FasterXML / woodstox

The gold standard Stax XML API implementation. Now at Github.
Apache License 2.0
225 stars 81 forks source link

Why is the maximum character count for parsing limited to 4000 each time? Can't it support the caller to customize this setting? #206

Closed heyingquan0030 closed 5 months ago

heyingquan0030 commented 5 months ago

Why is the maximum character count for parsing limited to 4000 each time? Can't it support the caller to customize this setting?

https://github.com/FasterXML/woodstox/blob/fb357a2674c831c3c34a33e0e321937b4605838b/src/main/java/com/ctc/wstx/api/ReaderConfig.java#L571

cowtowncoder commented 5 months ago

You may be misunderstanding what that number means: it is just an internal read buffer size. It does not limit handling of longer string values (for example). The only visible effect of this limit is that unless coalescing mode is enabled (see f.ex https://stackoverflow.com/questions/66064967/what-is-the-property-is-coalescing-in-xmlinputfactory-for) character data content may be returned in multiple chunks.

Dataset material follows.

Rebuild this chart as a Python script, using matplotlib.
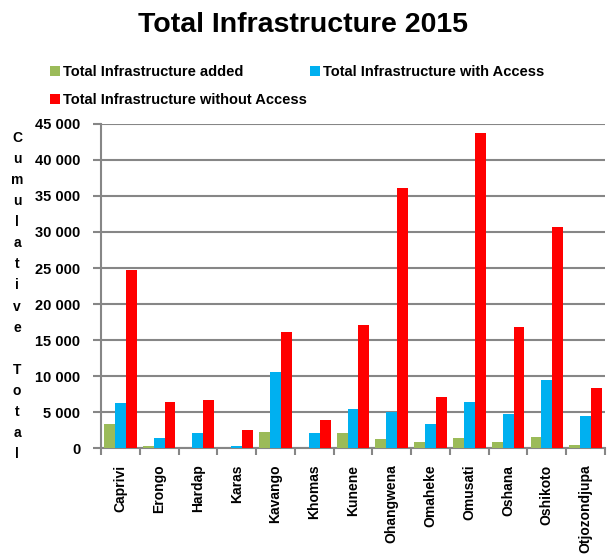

So there is not really much benefit in exposing this internal setting to users. However, I guess we could add alternative constuctor for WstxInputFactory: currently there is

    public WstxInputFactory() {
        mConfig = ReaderConfig.createFullDefaults();
    }

but it seems we could add

    public WstxInputFactory(ReaderConfig cfg) {
        mConfig = cfg;
    }

(and similarly for WriterConfig/WstxOutputFactory)

if that is desireable? This could be added in 6.7.0 version (being API addition).

heyingquan0030 commented 5 months ago

You may be misunderstanding what that number means: it is just an internal read buffer size. It does not limit handling of longer string values (for example).

Thanks for the answer, I understand.